そういう状況が怖い、といって、自ら積極的に自分の知らない環境に飛び込む方がいらっしゃるようです。会社に居座って威張っている人と、そうやって外に飛び出せる人と、どちらが魅力的な人間になるかは明らかです。

そうやってどんどんやりたいことを広げていける、どんどん気付きを増やしていくことが重要です。

そして収斂する

やりたいことをどんどん増やしていくと、あるところで、逆に一つに絞り込みたくなるタイミングがやってきます。どれもこれも楽しいことだけど、でもどれも中途半端になってしまう。自分のライフワークとして1つに専念したい、というターゲットが見えてきます。
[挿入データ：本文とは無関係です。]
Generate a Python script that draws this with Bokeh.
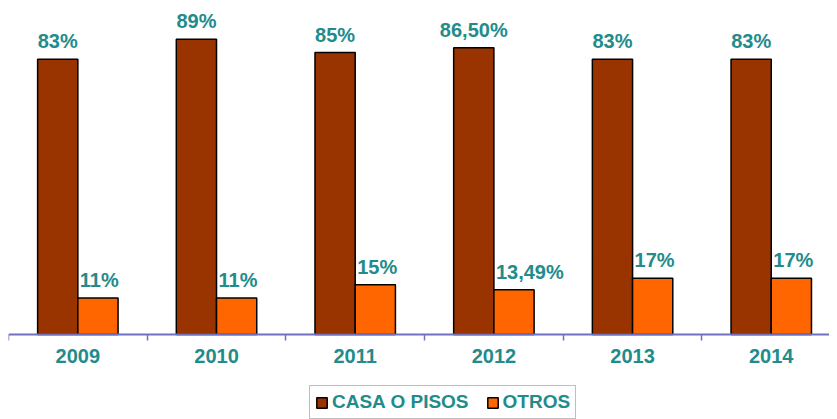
import numpy as np
from bokeh.plotting import figure
from bokeh.models import (ColumnDataSource, Range1d, FixedTicker, Legend, LegendItem, LinearAxis)
from bokeh.core.properties import value
from bokeh.embed import file_html
from bokeh.resources import INLINE

# ---- data ----
years = ["2009", "2010", "2011", "2012", "2013", "2014"]
casa = [83, 89, 85, 86.5, 83, 83]
otros = [11, 11, 15, 13.49, 17, 17]
casa_labels = ["83%", "89%", "85%", "86,50%", "83%", "83%"]
otros_labels = ["11%", "11%", "15%", "13,49%", "17%", "17%"]

# ---- styles ----
CASA_COLOR = "#993300"
OTROS_COLOR = "#FF6600"
TEAL = "#228B8B"
AXIS_COLOR = "#7070C0"
FONT = "Liberation Sans"
BAR_W = 0.29

centers = np.arange(len(years)) + 0.5
src = ColumnDataSource(dict(
    x_casa=centers - BAR_W / 2,
    x_otros=centers + BAR_W / 2,
    x_otros_left=centers,
    casa=casa, otros=otros,
    casa_lab=casa_labels, otros_lab=otros_labels,
))

p = figure(frame_width=821, frame_height=411, output_backend="svg", toolbar_location=None,
           x_range=Range1d(0, 5.92), y_range=Range1d(-25.6, 98.3),
           x_axis_location=None, y_axis_location=None,
           min_border_left=8, min_border_right=0, min_border_top=8, min_border_bottom=0)
p.outline_line_color = None
p.xgrid.visible = False
p.ygrid.visible = False

r1 = p.vbar(x="x_casa", top="casa", width=BAR_W, source=src,
            fill_color=CASA_COLOR, line_color="black", line_width=1.5)
r2 = p.vbar(x="x_otros", top="otros", width=BAR_W, source=src,
            fill_color=OTROS_COLOR, line_color="black", line_width=1.5)

p.text(x="x_casa", y="casa", text="casa_lab", source=src, text_align="center",
       text_baseline="alphabetic", y_offset=-18, text_color=TEAL,
       text_font=value(FONT), text_font_style="bold", text_font_size="20px")
p.text(x="x_otros_left", y="otros", text="otros_lab", source=src, text_align="left",
       text_baseline="alphabetic", x_offset=2, y_offset=-18, text_color=TEAL,
       text_font=value(FONT), text_font_style="bold", text_font_size="20px")

ax = LinearAxis(fixed_location=0)
ax.ticker = FixedTicker(ticks=list(centers), minor_ticks=list(np.arange(len(years) + 1)))
ax.major_label_overrides = {float(c): y for c, y in zip(centers, years)}
ax.major_tick_out = 0
ax.major_tick_in = 0
ax.minor_tick_out = 6
ax.minor_tick_in = 0
ax.minor_tick_line_color = AXIS_COLOR
ax.minor_tick_line_width = 1.5
ax.axis_line_color = AXIS_COLOR
ax.axis_line_width = 2
ax.major_label_standoff = 8
ax.major_label_text_color = TEAL
ax.major_label_text_font = FONT
ax.major_label_text_font_style = "bold"
ax.major_label_text_font_size = "20px"
p.add_layout(ax, "below")

legend = Legend(items=[LegendItem(label="CASA O PISOS", renderers=[r1]),
                       LegendItem(label="OTROS", renderers=[r2])],
                orientation="horizontal", location=(301, 0))
legend.glyph_width = 13
legend.glyph_height = 13
legend.label_standoff = 4
legend.spacing = 17
legend.padding = 5
legend.margin = 0
legend.label_text_color = TEAL
legend.label_text_font = FONT
legend.label_text_font_style = "bold"
legend.label_text_font_size = "19px"
legend.border_line_color = "#808080"
legend.border_line_width = 1.5
legend.background_fill_color = "white"
p.add_layout(legend, "center")

open("out.html", "w").write(file_html(p, INLINE))
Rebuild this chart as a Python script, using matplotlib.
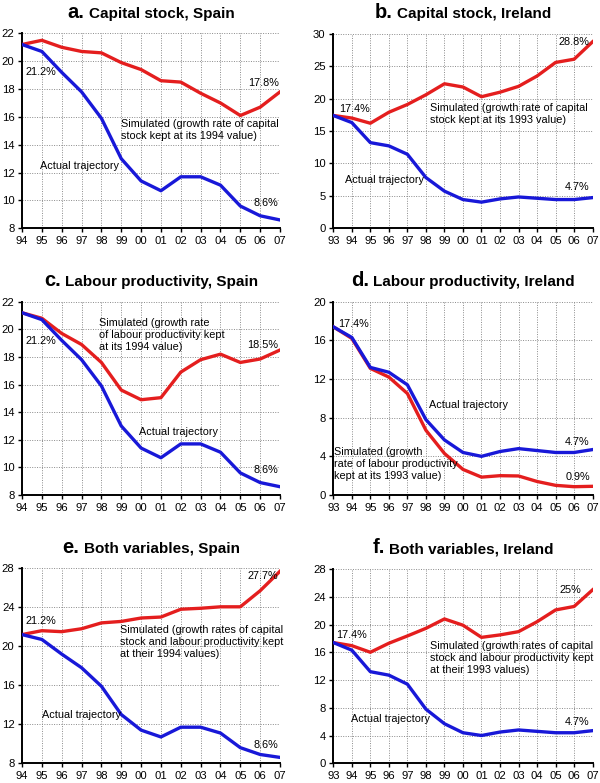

これはやりたいことをたくさん見て経験したから、ようやく絞り込めるようになった段階です。つまり、①ライスワークという快適な空間から飛び出して、②ライクワークをどんどん広げていくと、最終的に③ライフワークが絞り込めるようになる、ということなんだと思います。

さて、それではもう一度、冒頭の問いを読者の皆さんに。あなたの今の仕事は①~③のどのステージですか?

感想

わたしの周辺でも「くらがりチャレンジ」という、ちょっと心細いことにチャレンジしてみよう、という流れが推奨されているのですが、まさにそれと同じことが議論されていて熱くなりました。

いかに自分の快適な空間から抜け出せるか。それはとても難しい課題です。基本的に、強い人間にしかできないと思います。弱い人間にはそんな余裕がありません。だから越境・インタープレナーが集まるSUNDREDのイベントに参加すると、誰も彼も本当に強くて優秀ですごい人ばかりだなぁと思うのですが、そうじゃない人も世の中にはたくさんいるよなぁ、という気持ちもどこかにあります。

キーノートの感想でもその辺に触れましたが、どうやったら弱い人でも快適な空間を飛び出せるようになるのか、そこが私にとって関心が強い分野なんだろうなと思いました。